Why is Fountains of Wayne’s Welcome Interstate Managers on my best 1,000 albums ever list?
Serious about its 1970s and 1980s guitar rock sensibilities. Doubly serious about having a gas in the lyrical content department.
Some stats & info about Fountains of Wayne – Welcome Interstate Managers
- What kind of musical stylings does this album represent? Power Pop, Alternative Rock, Rock, Pop
- Rolling Stone’s greatest 500 albums ranking – not ranked!
- All Music’s rating – 4 out of 5 stars
- When was Welcome Interstate Managers released? 2003
- My ranking, the one you’re reading right now – #973 out of 1,000
Fountains of Wayne’s Welcome Interstate Managers on Spotify
What does the “best 1,000 albums ever” mean and why are you doing this?
Yeah, I know it’s audacious, a little crazy (okay, maybe a lot cray cray), bordering on criminal nerdery.
But here’s what it’s NOT: a definitive list of the Greatest Albums of All-Time. This is 100% my own personal super biased, incredibly subjective take on what my top 1,000 albums are, ranked in painstaking order over the course of doing research for nearly a year, Rob from High Fidelity style. Find out more about why I embarked on a best 1,000 albums ever project.

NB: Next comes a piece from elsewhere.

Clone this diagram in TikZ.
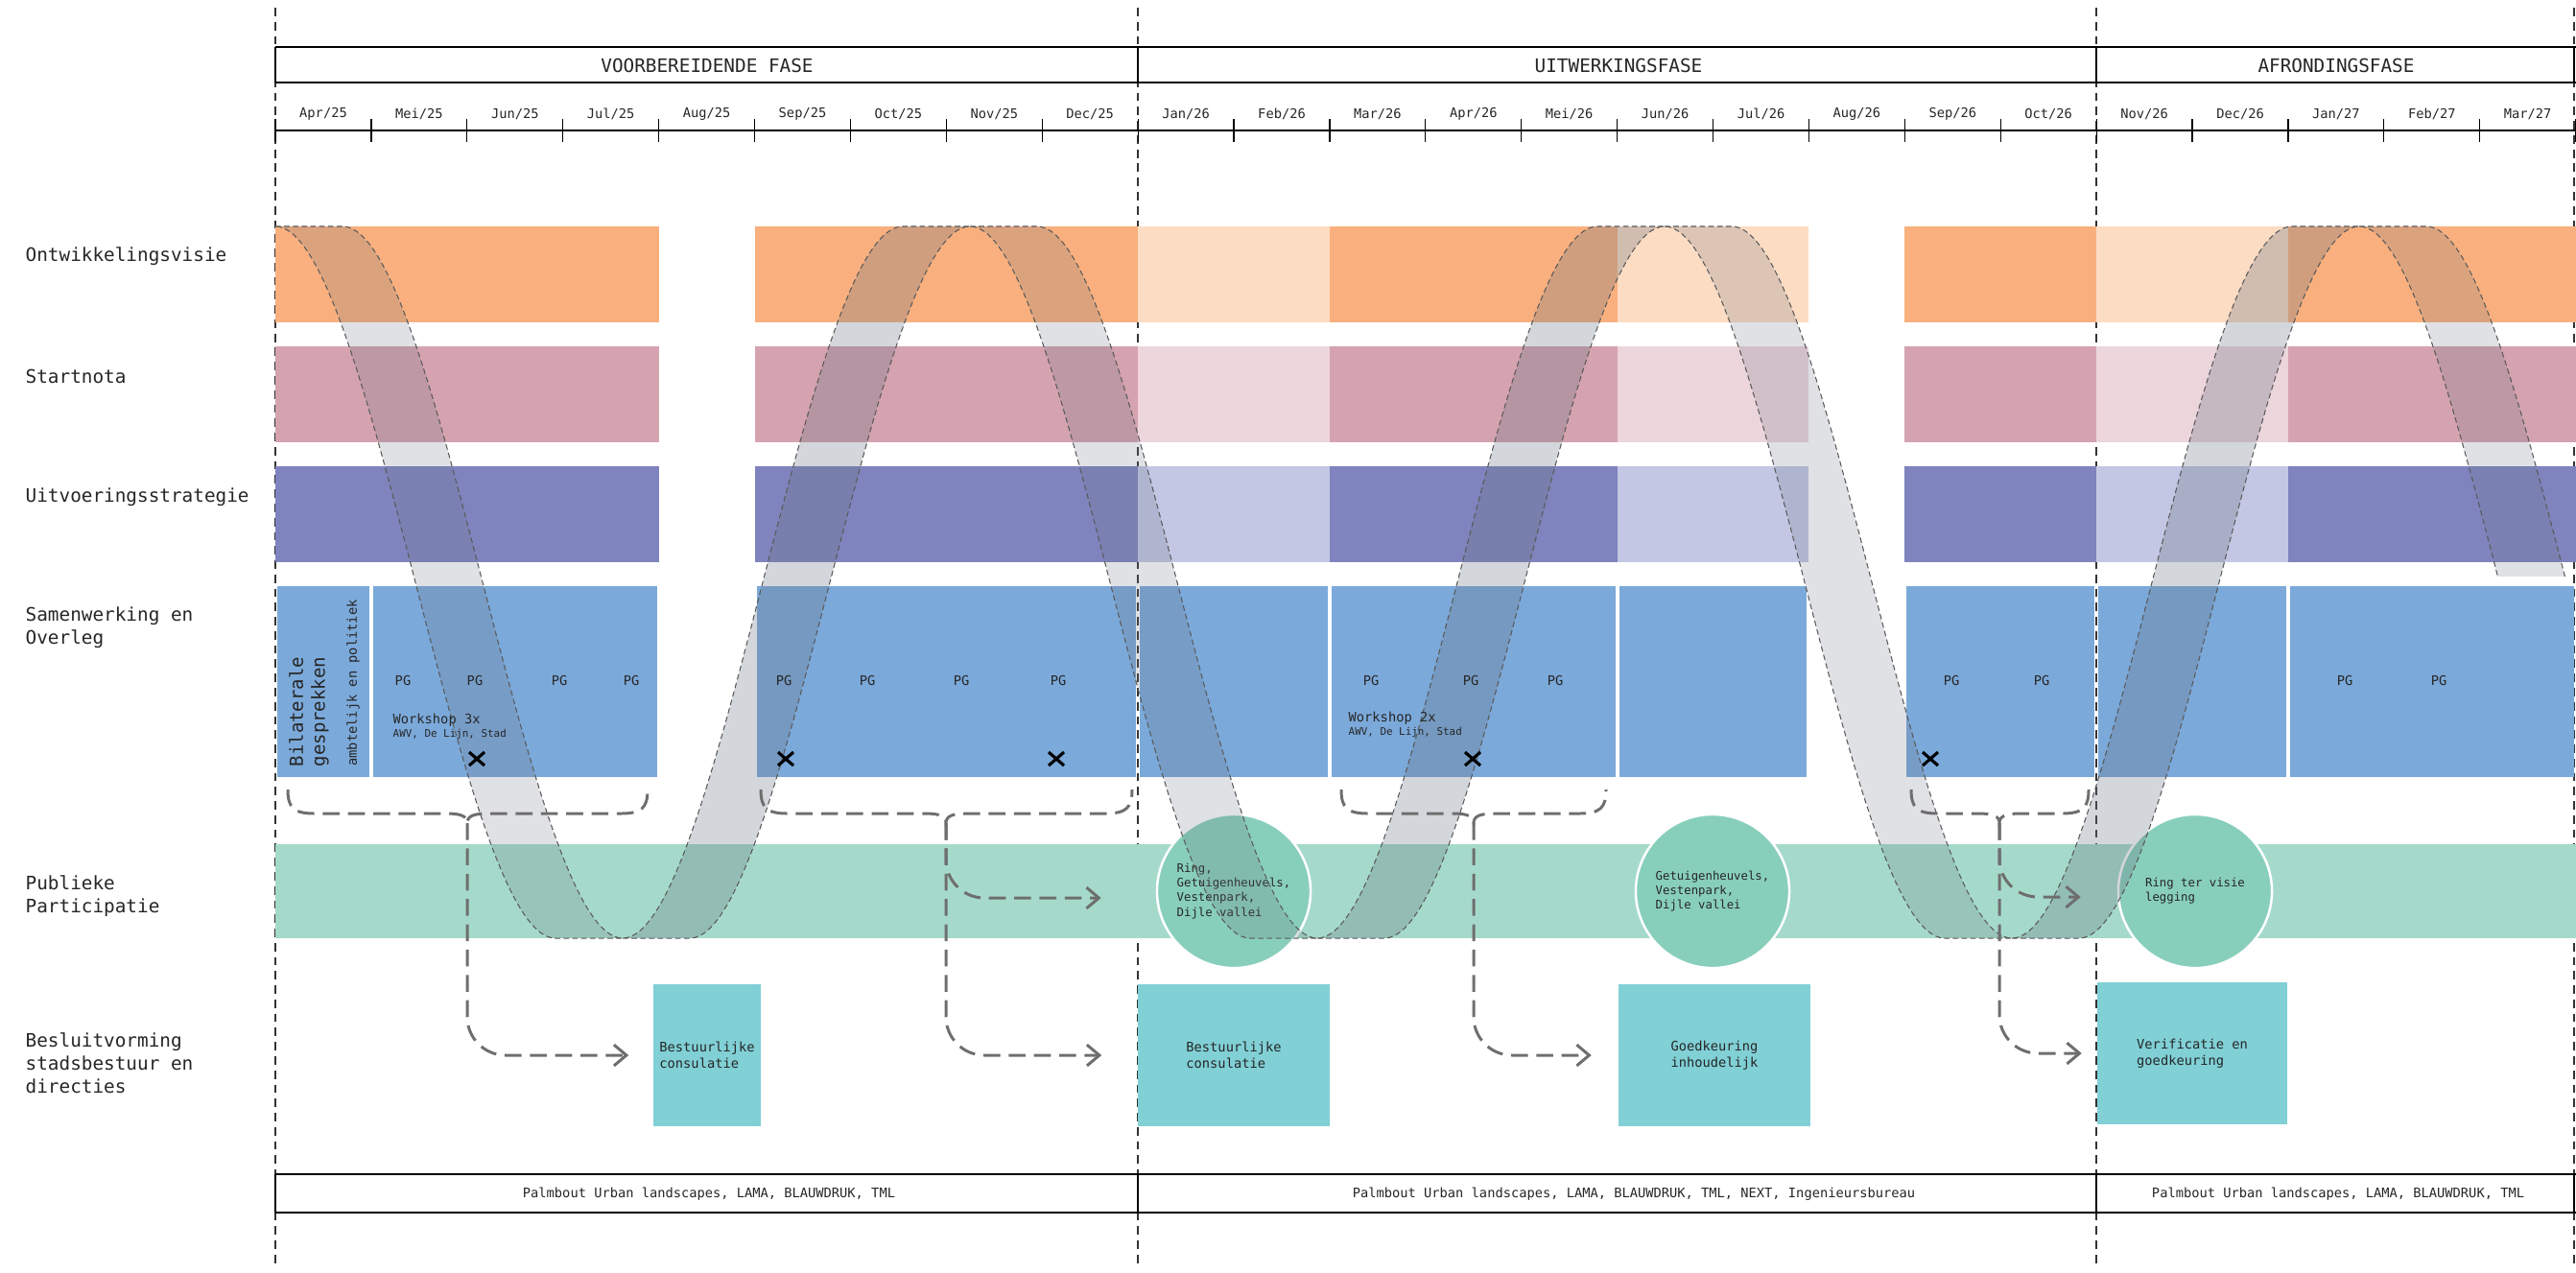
\documentclass[tikz,border=0pt]{standalone}
\usepackage{fontspec}
\setmonofont{DejaVu Sans Mono}
\usetikzlibrary{calc, arrows.meta}

\definecolor{orD}{RGB}{249,176,126}
\definecolor{orL}{RGB}{252,220,195}
\definecolor{piD}{RGB}{213,163,175}
\definecolor{piL}{RGB}{237,213,220}
\definecolor{puD}{RGB}{127,132,190}
\definecolor{puL}{RGB}{196,199,228}
\definecolor{blu}{RGB}{123,169,218}
\definecolor{grn}{RGB}{165,218,202}
\definecolor{grnC}{RGB}{136,207,187}
\definecolor{tea}{RGB}{128,208,214}
\definecolor{rib}{RGB}{105,115,130}
\definecolor{arrg}{RGB}{110,110,110}

\begin{document}
\begin{tikzpicture}[x=0.01cm, y=-0.01cm,
    every node/.style={inner sep=0pt, text=black!85},
    rowlbl/.style={anchor=west, align=left, font=\ttfamily\fontsize{5.5}{6.8}\selectfont},
    mon/.style={font=\ttfamily\fontsize{3.9}{4.7}\selectfont},
    phasetxt/.style={font=\ttfamily\fontsize{5.5}{6.6}\selectfont},
    boxtxt/.style={font=\ttfamily\fontsize{3.9}{4.8}\selectfont, align=left},
    subtxt/.style={font=\ttfamily\fontsize{3.1}{3.8}\selectfont},
    circtxt/.style={font=\ttfamily\fontsize{3.5}{4.3}\selectfont, align=left},
    vdash/.style={black!80, line width=0.55pt, dash pattern=on 2.5pt off 1.7pt},
    ribbon/.style={draw=black!65, line width=0.3pt, dash pattern=on 1.6pt off 1pt, fill=rib},
    brc/.style={arrg, line width=0.85pt, dash pattern=on 5pt off 2.5pt},
    arr/.style={brc, rounded corners=0.4cm, -{Straight Barb[length=3.7pt, width=6.2pt, line width=0.85pt]}},
    xmark/.style={line width=0.9pt, black},
    ring/.style={circle, fill=grnC, draw=white, line width=0.7pt, minimum size=1.6cm, circtxt},
    besl/.style={rectangle, fill=tea, minimum height=1.48cm, boxtxt}
]
\useasboundingbox (0,0) rectangle (2685,1326);

% fase lijnen
\foreach \px in {287,1186,2185,2683}
    \draw[vdash] (\px,8) -- (\px,1322);

% fasen
\draw[line width=0.7pt] (287,49) -- (2685,49) (287,86) -- (2685,86);
\foreach \px in {287,1186,2185,2683}
    \draw[line width=0.35pt] (\px,49) -- (\px,86);
\node[phasetxt] (ph1) at (737,68) {VOORBEREIDENDE FASE};
\node[phasetxt] (ph2) at (1687,68) {UITWERKINGSFASE};
\node[phasetxt] (ph3) at (2435,68) {AFRONDINGSFASE};

% maanden
\draw[line width=0.6pt] (287,136) -- (2685,136);
\foreach \k in {0,...,24}
    \draw[line width=0.35pt] (287+99.9*\k,124) -- ++(0,24);
\foreach \mo/\yr [count=\k from 0] in {Apr/25,Mei/25,Jun/25,Jul/25,Aug/25,Sep/25,Oct/25,Nov/25,Dec/25,
    Jan/26,Feb/26,Mar/26,Apr/26,Mei/26,Jun/26,Jul/26,Aug/26,Sep/26,Oct/26,
    Nov/26,Dec/26,Jan/27,Feb/27,Mar/27}
    \node[mon] (m\k) at (337+99.9*\k,119) {\mo/\yr};

% sporen
\node[rowlbl] (lOntw) at (26,267) {Ontwikkelingsvisie};
\node[rowlbl] (lStart) at (26,392) {Startnota};
\node[rowlbl] (lUitv) at (26,518) {Uitvoeringsstrategie};
\node[rowlbl] (lSamen) at (26,654) {Samenwerking en\\Overleg};
\node[rowlbl] (lPubl) at (26,934) {Publieke\\Participatie};
\node[rowlbl] (lBesl) at (26,1108) {Besluitvorming\\stadsbestuur en\\directies};

\foreach \yt/\dk/\lt in {236/orD/orL, 361/piD/piL, 486/puD/puL} {
    \foreach \a/\b in {0/4,5/9,11/14,17/19,21/24}
        \fill[\dk] (287+99.9*\a,\yt) rectangle (287+99.9*\b,\yt+100);
    \foreach \a/\b in {9/11,14/16,19/21}
        \fill[\lt] (287+99.9*\a,\yt) rectangle (287+99.9*\b,\yt+100);
}
\foreach \a/\b in {0/1,1/4,5/9,9/11,11/14,14/16,17/19,19/21,21/24}
    \fill[blu] (289+99.9*\a,611) rectangle (285+99.9*\b,810);
\fill[grn] (287,880) rectangle (2685,978);

% participatie en besluitvorming
\node[ring] (ring1) at (1286,929) {Ring,\\Getuigenheuvels,\\Vestenpark,\\Dijle vallei};
\node[ring] (ring2) at (1785,929) {Getuigenheuvels,\\Vestenpark,\\Dijle vallei};
\node[ring] (ring3) at (2288,929) {Ring ter visie\\legging};

\node[besl, minimum width=1.12cm] (besl1) at (737,1100) {Bestuurlijke\\consulatie};
\node[besl, minimum width=2cm] (besl2) at (1286,1100) {Bestuurlijke\\consulatie};
\node[besl, minimum width=1.99cm] (besl3) at (1787,1100) {Goedkeuring\\inhoudelijk};
\node[besl, minimum width=1.97cm] (besl4) at (2285,1098) {Verificatie en\\goedkeuring};

% lint
\foreach \x in {287,1011,1735}
    \filldraw[ribbon, fill opacity=0.21] (\x,236) -- (\x+70,236)
        .. controls +(100,0) and +(-100,0) .. (\x+362,978) -- (\x+292,978)
        .. controls +(-100,0) and +(100,0) .. (\x,236) -- cycle;
\foreach \x in {649,1373,2097}
    \filldraw[ribbon, fill opacity=0.29] (\x,978) -- (\x+70,978)
        .. controls +(100,0) and +(-100,0) .. (\x+362,236) -- (\x+292,236)
        .. controls +(-100,0) and +(100,0) .. (\x,978) -- cycle;
\begin{scope}
    \clip (2400,200) rectangle (2685,600);
    \filldraw[ribbon, fill opacity=0.21] (2459,236) -- (2529,236)
        .. controls +(100,0) and +(-100,0) .. (2821,978) -- (2751,978)
        .. controls +(-100,0) and +(100,0) .. (2459,236) -- cycle;
\end{scope}

% overleg
\node[rotate=90, align=left, font=\ttfamily\fontsize{5.4}{6.5}\selectfont] (bil) at (322,742) {Bilaterale\\gesprekken};
\node[rotate=90, font=\ttfamily\fontsize{3.9}{4.7}\selectfont] (amb) at (368,712) {ambtelijk en politiek};

\foreach \px in {420,495,583,658,817,904,1002,1103,1429,1533,1621,2034,2128,2444,2542}
    \node[boxtxt] (pg\px) at (\px,709) {PG};

\node[boxtxt, anchor=west] (ws1) at (409,751) {Workshop 3x};
\node[subtxt, anchor=west] (aw1) at (409,765) {AWV, De Lijn, Stad};
\node[boxtxt, anchor=west] (ws2) at (1405,749) {Workshop 2x};
\node[subtxt, anchor=west] (aw2) at (1405,763) {AWV, De Lijn, Stad};

\foreach \xx in {497,819,1101,1535,2012}
    \draw[xmark] (\xx-8,784) -- (\xx+8,798) (\xx-8,798) -- (\xx+8,784);

% accolades en pijlen
\foreach \l/\m/\r [count=\i] in {300/487/675, 793/986/1180, 1398/1536/1674, 1992/2084/2177} {
    \draw[brc] (\l,823) .. controls (\l,842) and (\l+6,848) .. (\l+28,848) -- (\m-22,848)
        .. controls (\m-6,848) and (\m,851) .. (\m,858)
        .. controls (\m,851) and (\m+6,848) .. (\m+22,848) -- (\r-28,848)
        .. controls (\r-6,848) and (\r,842) .. (\r,823);
    \coordinate (tip\i) at (\m,858);
}
\draw[arr] (tip1) |- ($(besl1.west)+(-25,0)$);
\draw[arr] (tip2) |- ($(ring1.west)+(-57,7)$);
\draw[arr] (tip2) |- ($(besl2.west)+(-37,0)$);
\draw[arr] (tip3) |- ($(besl3.west)+(-28,0)$);
\draw[arr] (tip4) |- ($(ring3.west)+(-38,6)$);
\draw[arr] (tip4) |- ($(besl4.west)+(-16,0)$);

% partners
\draw[line width=0.7pt] (287,1224) -- (2685,1224) (287,1264) -- (2685,1264);
\foreach \px in {287,1186,2185,2683}
    \draw[line width=0.35pt] (\px,1224) -- (\px,1264);
\node[mon] (pt1) at (739,1245) {Palmbout Urban landscapes, LAMA, BLAUWDRUK, TML};
\node[mon] (pt2) at (1703,1245) {Palmbout Urban landscapes, LAMA, BLAUWDRUK, TML, NEXT, Ingenieursbureau};
\node[mon] (pt3) at (2437,1245) {Palmbout Urban landscapes, LAMA, BLAUWDRUK, TML};
\end{tikzpicture}
\end{document}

What does Fountains of Wayne’s Welcome Interstate Managers mean to me? What does it make me feel? Why is it exciting or compelling?
Many people associate Fountains of Wayne with the hit single, “Stacy’s Mom,” which does a pretty good job of representing this album and the band at its truest and best: very serious about its 1970s and 1980s guitar rock sensibilities while being doubly serious about having a gas in the lyrical content department.
Let’s put it this way: there’s a zero percent chance that anyone who has a solid grasp of the English language could come away from “Stacy’s Mom” without understanding that, at the very least, Stacy’s mom has got it going on.
To put it another way: it’s a really good song and a really fun song at the same time, and ain’t that one of the main points (if there are in fact main points) of rock n’ roll?
I really enjoy the dreamy, whimsical vibe of “Hackensack,” and it may well be my favorite song on the album.
More on this one below.
And while songs like “Bright Future In Sales” are bright and fun and remind me of a certain super popular throwback sitcom (more on that below, too!), I prefer Fountains of Wayne even more in a more acoustic-y, earnest-er (yeah, okay, I’m coining words here: I should write a play called The Important of Being Earnest-er, perhaps?) mode. A great example is “Hey Julie.”
This album also sounds like
There’s a range of 1970s and 1980s bands that clearly influence Fountains of Wayne, ranging from The Cars to Matthew Sweet and (particularly) Weezer in terms of self-conscious tongue-in-cheek lyrics, but honestly while listening to Welcome Interstate Managers I kept thinking about Big Star’s “In the Street,” otherwise known as That ‘70s Show’s theme song!
Hello Wisconsin, or New Jersey, indeed.
Pop culture stuff that’s somehow related to Fountains of Wayne’s Welcome Interstate Managers
Some people might know that the band name Fountains of Wayne ties to “a lawn ornament store in Wayne, New Jersey,” which is weird and interesting enough. And if you’re hip to Fountains of Wayne – the band and the lawn ornament store – and you’re a Sopranos superfan (which you absolutely should be), you’ll know that the lawn ornament store was featured in a scene in “Another Toothpick” from the HBO series’ third season.
And if you’re an insane superfan like I am (I’ll let you off the hook on this one if you’re not), you’ll also know that that scene that takes place at Fountains of Wayne the lawn ornament store features actor Erik Weiner, who appears in exactly one scene in one episode of The Sopranos, and in which he speaks a single line of dialog: “Leon, take your break at two.”
If you’re asking why and/or how I know that, you absolutely must watch this immediately.
Spoiler: it’s insanely hilarious, spectacularly executed, and quite insightful into the grind of being a working actor.
And if you want much, much (much) more about an actor that almost appeared in one scene of an HBO megahit (Band of Brothers in this case) but didn’t, I can’t recommend Dead Eyes with Connor Ratliff. Honestly, it’s one of those things that doesn’t sound like a thing but totally is a thing and it’s fantastic.
But back to the Fountains of Wane song, “Hackensack,” as promised!
It’s featured in the 2005 romantic comedy, Just Friends.
Now, Just Friends is sometimes known as the “Ryan Reynolds in a fat suit” movie, which is not totally unfair but loses scope on the fact that it’s a wonderful movie overall with a delightfully biting sense of humor that hits the sweet spot that both my wife and I love.
In fact, it remains one of the most quoted movies in our household. For example, it’s well known to us that people from New Jersey ski in their jeans and that, with regard to Simply Dusty: is there any other kind?